= National Lesbian Visibility Day =

National Lesbian Visibility Day (Dia Nacional da Visibilidade Lésbica) is a date established in Brazil, created by lesbian activists and dedicated to the date of the 1st National Lesbian Seminar (Senale), which took place on 29 August 1996.

On this day, the actions are coordinated by ABL - Articulação Brasileira de Lésbicas, ABGLT, Brazilian Lesbian League, Rede Afro LGBT, Rede de Lésbica Negras (Candace), Sapatá, Gender and Sexuality Center of the Bahia State University, Sexuality Research Center of the Federal University of Tocantins, and the State Secretariat for Policies for Women, Racial Equality and Human Rights.

In 2003, on the occasion of the death of lesbian activist Rosely Roth, there was also an initiative to consecrate August 19 as National Lesbian Pride Day. On that day in 1983, lesbian activists led by Rosely and accompanied by participants from other social movements occupied Ferro's Bar in São Paulo, in response to lesbophobic attacks that had occurred a few weeks earlier.

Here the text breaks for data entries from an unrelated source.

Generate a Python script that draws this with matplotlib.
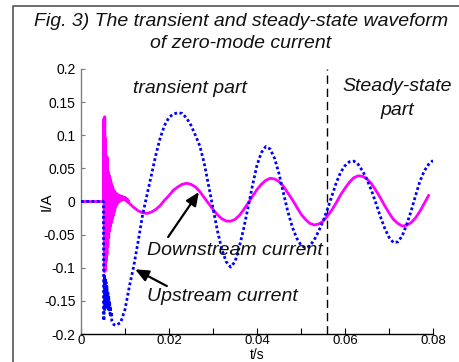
import matplotlib
matplotlib.use("Agg")
import matplotlib.pyplot as plt
from matplotlib.lines import Line2D
import numpy as np

plt.rcParams['font.family'] = ['Liberation Sans', 'DejaVu Sans']

# ---------------- data ----------------
# Upstream current (blue dotted)
up_t = [0.0, 0.001, 0.002, 0.003, 0.004, 0.005, 0.0051,
        0.0052, 0.0053, 0.0054, 0.0055, 0.0056, 0.0057, 0.0058, 0.0059, 0.0060,
        0.0061, 0.0062, 0.0063, 0.0064, 0.0065, 0.0066, 0.0067, 0.0068, 0.0069,
        0.0070, 0.0072, 0.0075, 0.0078,
        0.009, 0.010, 0.011, 0.012, 0.013, 0.014, 0.015, 0.016, 0.017, 0.018,
        0.019, 0.020, 0.021, 0.022, 0.023, 0.024, 0.025, 0.026, 0.027, 0.028,
        0.029, 0.030, 0.031, 0.032, 0.033, 0.034, 0.035, 0.036, 0.037, 0.038,
        0.039, 0.040, 0.041, 0.042, 0.043, 0.044, 0.045, 0.046, 0.047, 0.048,
        0.049, 0.050, 0.051, 0.052, 0.053, 0.054, 0.055, 0.056, 0.057, 0.058,
        0.059, 0.060, 0.061, 0.062, 0.063, 0.064, 0.065, 0.066, 0.067, 0.068,
        0.069, 0.070, 0.071, 0.072, 0.073, 0.074, 0.075, 0.076, 0.077, 0.078,
        0.079, 0.080]
up_i = [0.0, 0.0, 0.0, 0.0, 0.0, 0.0, 0.0,
        -0.180, -0.110, -0.165, -0.115, -0.160, -0.122, -0.158, -0.128, -0.160,
        -0.135, -0.162, -0.142, -0.166, -0.150, -0.170, -0.158, -0.175, -0.167,
        -0.180, -0.183, -0.186, -0.187,
        -0.183, -0.163, -0.128, -0.097, -0.060, -0.020, 0.010, 0.040, 0.070, 0.096,
        0.115, 0.127, 0.132, 0.134, 0.133, 0.126, 0.115, 0.100, 0.084, 0.058,
        0.024, -0.010, -0.044, -0.072, -0.091, -0.099, -0.091, -0.068, -0.040, -0.008,
        0.025, 0.055, 0.074, 0.083, 0.079, 0.065, 0.042, 0.013, -0.015, -0.038,
        -0.055, -0.066, -0.070, -0.067, -0.058, -0.045, -0.030, -0.012, 0.008, 0.028,
        0.044, 0.054, 0.060, 0.061, 0.056, 0.046, 0.033, 0.017, -0.002, -0.022,
        -0.040, -0.054, -0.062, -0.061, -0.052, -0.035, -0.015, 0.008, 0.030, 0.046,
        0.056, 0.062]

# Downstream current (magenta solid)
down_t = [0.0, 0.001, 0.002, 0.003, 0.004, 0.005, 0.0051,
          0.0052, 0.0053, 0.0054, 0.0055, 0.0056, 0.0057, 0.0058, 0.0059, 0.0060,
          0.0061, 0.0062, 0.0063, 0.0064, 0.0065, 0.0066, 0.0067, 0.0068, 0.0069,
          0.0070, 0.0071, 0.0072, 0.0073, 0.0074, 0.0075, 0.0076, 0.0077, 0.0078,
          0.0079, 0.0080, 0.0081, 0.0082, 0.0083, 0.0084, 0.0085, 0.0086, 0.0087,
          0.0088, 0.0089, 0.0090, 0.0091, 0.0092, 0.0093, 0.0094, 0.0095, 0.0096,
          0.0097, 0.0098, 0.0099, 0.0100, 0.0101, 0.0102, 0.0103, 0.0104, 0.0105,
          0.0106, 0.0107, 0.0108, 0.0109, 0.0110,
          0.012, 0.013, 0.014, 0.015, 0.016, 0.017, 0.018, 0.019, 0.020, 0.021,
          0.022, 0.023, 0.024, 0.025, 0.026, 0.027, 0.028, 0.029, 0.030, 0.031,
          0.032, 0.033, 0.034, 0.035, 0.036, 0.037, 0.038, 0.039, 0.040, 0.041,
          0.042, 0.043, 0.044, 0.045, 0.046, 0.047, 0.048, 0.049, 0.050, 0.051,
          0.052, 0.053, 0.054, 0.055, 0.056, 0.057, 0.058, 0.059, 0.060, 0.061,
          0.062, 0.063, 0.064, 0.065, 0.066, 0.067, 0.068, 0.069, 0.070, 0.071,
          0.072, 0.073, 0.074, 0.075, 0.076, 0.077, 0.078, 0.079]
down_i = [0.0, 0.0, 0.0, 0.0, 0.0, 0.0, 0.0,
          0.125, -0.106, 0.128, -0.105, 0.095, -0.090, 0.068, -0.080, 0.066,
          -0.068, 0.045, -0.055, 0.040, -0.045, 0.035, -0.038, 0.030, -0.032,
          0.025, -0.027, 0.022, -0.022, 0.018, -0.017, 0.016, -0.012, 0.014,
          -0.008, 0.012, -0.005, 0.011, -0.003, 0.010, -0.001, 0.009, 0.000,
          0.009, 0.001, 0.008, 0.002, 0.008, 0.002, 0.007, 0.003, 0.007,
          0.003, 0.006, 0.003, 0.006, 0.002, 0.005, 0.001, 0.004, 0.000,
          0.003, -0.001, 0.001, -0.002, -0.003,
          -0.009, -0.014, -0.017, -0.018, -0.016, -0.012, -0.006, 0.002, 0.009, 0.017,
          0.022, 0.026, 0.0275, 0.026, 0.022, 0.015, 0.006, -0.003, -0.012, -0.020,
          -0.026, -0.0295, -0.0297, -0.027, -0.021, -0.012, -0.002, 0.008, 0.018, 0.026,
          0.032, 0.035, 0.034, 0.030, 0.023, 0.013, 0.003, -0.008, -0.019, -0.027,
          -0.033, -0.0354, -0.034, -0.030, -0.022, -0.013, -0.002, 0.010, 0.020, 0.029,
          0.036, 0.0387, 0.038, 0.034, 0.027, 0.017, 0.006, -0.006, -0.017, -0.027,
          -0.033, -0.037, -0.036, -0.032, -0.025, -0.015, -0.003, 0.009]

boundary_t = 0.0559
x_ticks = [0, 0.02, 0.04, 0.06, 0.08]
x_tick_labels = ['0', '0.02', '0.04', '0.06', '0.08']
y_ticks = [-0.2, -0.15, -0.1, -0.05, 0, 0.05, 0.1, 0.15, 0.2]
y_tick_labels = ['-0.2', '-0.15', '-0.1', '-0.05', '0', '0.05', '0.1', '0.15', '0.2']
title_lines = ["Fig. 3) The transient and steady-state waveform", "of zero-mode current"]

# ---------------- figure ----------------
W, H = 460, 362
fig = plt.figure(figsize=(W / 100, H / 100), dpi=100)
ax_l, ax_r, ax_t, ax_b = 81, 433, 69, 334
ax = fig.add_axes([ax_l / W, 1 - ax_b / H, (ax_r - ax_l) / W, (ax_b - ax_t) / H])

ax.plot(down_t, down_i, color='#ff00ff', lw=2.0, solid_joinstyle='round', zorder=2)
ax.plot(up_t, up_i, color='#0000ff', lw=2.0, linestyle=(0, (1, 0.9)), zorder=3)
ax.plot([boundary_t, boundary_t], [-0.2, 0.2], color='black', lw=1.0,
        linestyle=(0, (6, 3.5)), zorder=1)

ax.set_xlim(0, 0.08)
ax.set_ylim(-0.2, 0.2)
ax.set_xticks(x_ticks)
ax.set_xticklabels(x_tick_labels)
ax.set_xticks([0.01, 0.03, 0.05, 0.07], minor=True)
ax.set_yticks(y_ticks)
ax.set_yticklabels(y_tick_labels)
ax.tick_params(axis='both', which='both', direction='in', labelsize=10, width=0.8)
ax.tick_params(axis='x', which='both', length=4, pad=1, labelsize=9.5, color='black')
ax.tick_params(axis='y', which='both', length=3, pad=4, color='#777777')
for s in ('top', 'right'):
    ax.spines[s].set_visible(False)
ax.spines['left'].set_color('#808080')
ax.spines['bottom'].set_color('black')
ax.spines['left'].set_linewidth(1.0)
ax.spines['bottom'].set_linewidth(1.0)

ax.set_xlabel('t/s', fontsize=10, va='bottom', ha='center')
ax.xaxis.set_label_coords(0.5, (ax_b - 362) / (ax_b - ax_t))
ax.set_ylabel('I/A', fontsize=11, va='center', ha='center')
ax.yaxis.set_label_coords((47 - ax_l) / (ax_r - ax_l), 0.5)

tfont = dict(fontsize=14, style='italic', color='#111111')
ax.text(0.0248, 0.170, 'transient part', ha='center', va='center', **tfont)
ax.text(0.0718, 0.173, 'Steady-state', ha='center', va='center', clip_on=False, **tfont)
ax.text(0.0718, 0.137, 'part', ha='center', va='center', **tfont)
ax.text(0.0151, -0.0733, 'Downstream current', ha='left', va='center', **tfont)
ax.text(0.0149, -0.1427, 'Upstream current', ha='left', va='center', **tfont)

arrow = dict(arrowstyle='-|>,head_length=0.8,head_width=0.35', color='black', lw=1.6,
             shrinkA=0, shrinkB=0)
ax.annotate('', xy=(0.0268, 0.0143), xytext=(0.0198, -0.0536), arrowprops=arrow)
ax.annotate('', xy=(0.0123, -0.1024), xytext=(0.0195, -0.1276), arrowprops=arrow)

for k, line in enumerate(title_lines):
    fig.text(241 / W, 1 - (21 + 22 * k) / H, line, ha='center', va='center',
             fontsize=14, style='italic', color='#111111')

# outer frame (left and top edges)
fig.add_artist(Line2D([13 / W, 13 / W, 1.0], [0.0, 1 - 6 / H, 1 - 6 / H],
                      transform=fig.transFigure, color='#555555', lw=1.2))

fig.savefig('out.png', dpi=100)
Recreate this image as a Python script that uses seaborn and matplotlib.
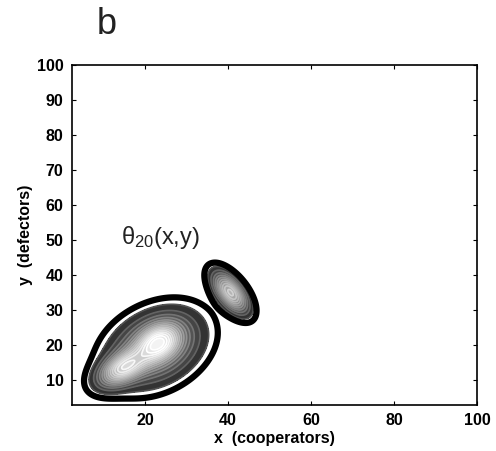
import numpy as np
import matplotlib
matplotlib.use("Agg")
import matplotlib.pyplot as plt
import seaborn as sns

# Mixture components of theta_20(x, y): centres, spreads, correlation, weight
comp_x = [14.5, 23.4, 22.5, 40.6]
comp_y = [13.3, 20.9, 19.2, 35.0]
comp_sx = [3.7, 3.4, 7.0, 2.7]
comp_sy = [3.3, 3.5, 6.7, 3.7]
comp_rho = [0.5, 0.3, 0.3, -0.6]
comp_w = [0.68, 0.6, 0.5, 0.72]

x_ticks = [20, 40, 60, 80, 100]
y_ticks = [10, 20, 30, 40, 50, 60, 70, 80, 90, 100]

sns.set_theme(style="ticks")
plt.rcParams["font.family"] = ["Liberation Sans", "DejaVu Sans"]
plt.rcParams["mathtext.fontset"] = "custom"
plt.rcParams["mathtext.rm"] = "Liberation Sans"
plt.rcParams["mathtext.it"] = "Liberation Sans"
plt.rcParams["text.color"] = "black"
plt.rcParams["axes.labelcolor"] = "black"
plt.rcParams["xtick.color"] = "black"
plt.rcParams["ytick.color"] = "black"

fig = plt.figure(figsize=(4.96, 4.51), dpi=100)
ax = fig.add_axes([0.145, 0.102, 0.817, 0.754])

gx = np.linspace(2.4, 100, 600)
gy = np.linspace(2.9, 100, 600)
X, Y = np.meshgrid(gx, gy)
Z = np.zeros_like(X)
for mx, my, sx, sy, r, w in zip(comp_x, comp_y, comp_sx, comp_sy, comp_rho, comp_w):
    dx = (X - mx) / sx
    dy = (Y - my) / sy
    q = (dx * dx - 2 * r * dx * dy + dy * dy) / (1 - r * r)
    Z += w * np.exp(-0.5 * q)
Z /= Z.max()

outer = 0.045
inner = np.linspace(0.085, 1.0, 16)
t = (inner - inner[0]) / (inner[-1] - inner[0])
band_grey = 0.2 + 0.8 * t ** 0.9
line_grey = np.clip(band_grey + 0.12, 0, 1)
ax.contourf(X, Y, Z, levels=list(inner) + [1.01],
            colors=[str(g) for g in band_grey])
ax.contour(X, Y, Z, levels=inner, colors=[str(g) for g in line_grey],
           linewidths=1.2)
ax.contour(X, Y, Z, levels=[outer], colors="black", linewidths=4.5)

ax.set_xlim(2.4, 100)
ax.set_ylim(2.9, 100)
ax.set_xticks(x_ticks)
ax.set_yticks(y_ticks)
ax.tick_params(direction="in", length=3, width=0.8, top=True, right=True,
               labelsize=11.5, pad=6)
for lab in ax.get_xticklabels() + ax.get_yticklabels():
    lab.set_fontweight("bold")
for s in ax.spines.values():
    s.set_linewidth(1.2)
    s.set_color("black")
ax.set_xlabel("x  (cooperators)", fontsize=11.5, fontweight="bold", labelpad=2)
ax.set_ylabel("y  (defectors)", fontsize=11.5, fontweight="bold", labelpad=3)

ax.text(14.2, 49, r"$\theta_{20}$(x,y)", fontsize=17, color="#222222")
fig.text(0.195, 0.946, "b", fontsize=26, va="center", ha="left", color="#222222")

fig.savefig("out.png", dpi=100)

Lesbians were fighting for permission to sell a newspaper from the Grupo Ação Lésbica Feminista (GALF), called "Chanacomchana", which discussed topics such as the legalization of abortion, relationships between women, motherhood, and police persecution.

In a public statement, the Human Rights and Minorities Commission (CDHM) stated that "National Lesbian Visibility Day marks a moment of struggle and resistance. The historical discrimination against LGBT people, often manifested in murders, physical and verbal assaults, has limited access to rights. (...) The absence of incisive policies to combat so-called 'corrective rape,' motivated by the lesbophobic intention to correct the sexuality of lesbians, and the invisibility of lesbian women even when LGBTQIA+ debates are in vogue, are issues that deserve special attention and battles for transformation."